Las acusaciones contra ella no tardaron en llegar, y la versión no oficial de respuesta incluía referencias a ella como la loca, despechada, contrarrevolucionaria. Pero no, la Javiera no cedió. Ni todas las acusaciones, ni todas las traiciones, ni todas las heridas fueron suficientes. No aceptó más interrogatorios ni cuestionamientos. Sabía que ella y todas las mujeres que se toman la palabra merecían un trato mejor que ese. Que con ese acto se estaba construyendo de nuevo ella misma, y sin darse cuenta, quizás a cuántas otras.

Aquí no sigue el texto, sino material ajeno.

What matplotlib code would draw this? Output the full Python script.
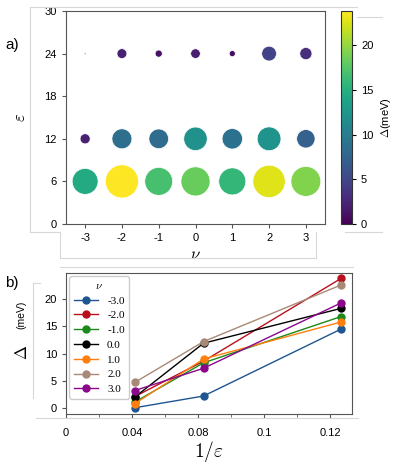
import numpy as np
import matplotlib
import matplotlib.pyplot as plt
from matplotlib.lines import Line2D

plt.rcParams['font.family'] = ['Liberation Sans', 'DejaVu Sans']
plt.rcParams['mathtext.fontset'] = 'cm'
plt.rcParams['axes.unicode_minus'] = False

# data
nu = [-3, -2, -1, 0, 1, 2, 3]
eps = [6, 12, 24]
delta_eps6 = [14.5, 23.8, 16.8, 18.3, 15.8, 22.6, 19.3]
delta_eps12 = [2.2, 8.6, 8.3, 11.9, 9.0, 12.2, 7.3]
delta_eps24 = [0.05, 2.1, 1.1, 2.0, 0.8, 4.7, 3.2]
line_colors = ['#1f5591', '#b8101c', '#1a8a1a', '#000000', '#ff7f0e', '#a88977', '#8b068b']
nu_labels = ['-3.0', '-2.0', '-1.0', '0.0', '1.0', '2.0', '3.0']

gaps = np.array([delta_eps6, delta_eps12, delta_eps24])
inv_eps = [1.0 / e for e in eps]

fig = plt.figure(figsize=(3.95, 4.63), dpi=100)

# faint frame lines left over from the composed figure
gray = '#d8d8d8'
def fline(xs, ys):
    fig.add_artist(Line2D(np.array(xs) / 395, 1 - np.array(ys) / 463,
                          color=gray, lw=0.8))
fline([30, 357], [7, 7])
fline([30, 30], [7, 232])
fline([30, 60], [232, 232])
fline([60, 60], [232, 257])
fline([60, 316], [258, 258])
fline([316, 316], [232, 257])
fline([357, 382], [17, 17])
fline([345, 382], [232, 232])
fline([60, 353], [267, 267])
fline([33, 33], [283, 398])
fline([33, 40], [283, 283])
fline([36, 358], [418, 418])

# ---- panel a ----
ax1 = fig.add_axes([66 / 395, 1 - 224 / 463, 259 / 395, 213 / 463])
vmax = gaps.max()
for e, row in zip(eps, gaps):
    sc = ax1.scatter(nu, [e] * len(nu), s=24.0 * row, c=row, cmap='viridis',
                     vmin=0, vmax=vmax, edgecolors='white', linewidths=0.5,
                     zorder=3)
ax1.set_xlim(-3.52, 3.52)
ax1.set_ylim(0, 30)
ax1.set_xticks(nu)
ax1.set_yticks([0, 6, 12, 18, 24, 30])
ax1.tick_params(labelsize=8, length=3, color='#555555')
for s in ax1.spines.values():
    s.set_color('#555555')
ax1.set_xlabel(r'$\nu$', fontsize=12, labelpad=3)
ax1.set_ylabel(r'$\varepsilon$', fontsize=12, labelpad=12)

cax = fig.add_axes([341 / 395, 1 - 224 / 463, 11 / 395, 213 / 463])
cb = fig.colorbar(sc, cax=cax)
cb.set_ticks([0, 5, 10, 15, 20])
cb.ax.tick_params(labelsize=8, length=3)
cb.outline.set_edgecolor('#333333')
cb.set_label(r'$\Delta$(meV)', fontsize=8, labelpad=4)

fig.text(5 / 395, 1 - 45 / 463, 'a)', fontsize=11, va='center')

# ---- panel b ----
ax2 = fig.add_axes([66 / 395, 1 - 414 / 463, 286 / 395, 141 / 463])
for i in range(len(nu)):
    ax2.plot(inv_eps, gaps[:, i], '-o', color=line_colors[i], lw=1,
             markersize=5, label=nu_labels[i])
ax2.set_xlim(0, 0.1733)
ax2.set_ylim(-1.1, 24.8)
ax2.set_xticks([0, 0.04, 0.08, 0.12, 0.16])
ax2.set_xticklabels(['0', '0.04', '0.08', '0.1', '0.12'])
ax2.set_xticks([0.02, 0.06, 0.10, 0.14], minor=True)
ax2.set_yticks([0, 5, 10, 15, 20])
ax2.tick_params(labelsize=8, length=3, color='#555555')
ax2.tick_params(axis='x', which='both', pad=7)
ax2.tick_params(axis='x', which='minor', length=2, color='#555555')
for s in ax2.spines.values():
    s.set_color('#555555')
ax2.set_xlabel(r'$1/\varepsilon$', fontsize=14, labelpad=1)
ax2.text(-0.155, 0.44, r'$\Delta$', transform=ax2.transAxes, rotation=90,
         fontsize=12, ha='center', va='center', family='DejaVu Sans')
ax2.text(-0.155, 0.70, '(meV)', transform=ax2.transAxes, rotation=90,
         fontsize=7.5, ha='center', va='center')
leg = ax2.legend(loc='upper left', title=r'$\nu$',
                 prop={'family': 'Liberation Serif', 'size': 8},
                 title_fontsize=8, labelspacing=0.45, handlelength=2.2,
                 borderaxespad=0.3, frameon=True, framealpha=1)
leg.get_frame().set_edgecolor('#cccccc')

fig.text(5 / 395, 1 - 283 / 463, 'b)', fontsize=11, va='center')

fig.savefig('out.png', dpi=100)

La Javiera me llevó de la mano a mirarme en el espejo del feminismo, y en algún momento logré, después de todas esas idas y vueltas, abrir los ojos sin correr la cara. Agradezco que el tiempo me enseñara a abrazarla, y llorar con ella los dolores que de a poquito dejaron de encandilarme en el reflejo. Decirle de frente que todavía me da una tristeza profunda no haber podido estar allí para ella cuando todo el mundo se le venía encima, que no existe justificación que sirva de coartada a mi silencio. También ella, me enseñó a tener una comprensión distinta. Entender la alteración de los ritmos de cada una, de las vueltas que da el cuerpo antes de que el feminismo no sea solo un vocablo más, o una buena discusión teórica, sino la posibilidad de repensar todos los nudos de la garganta.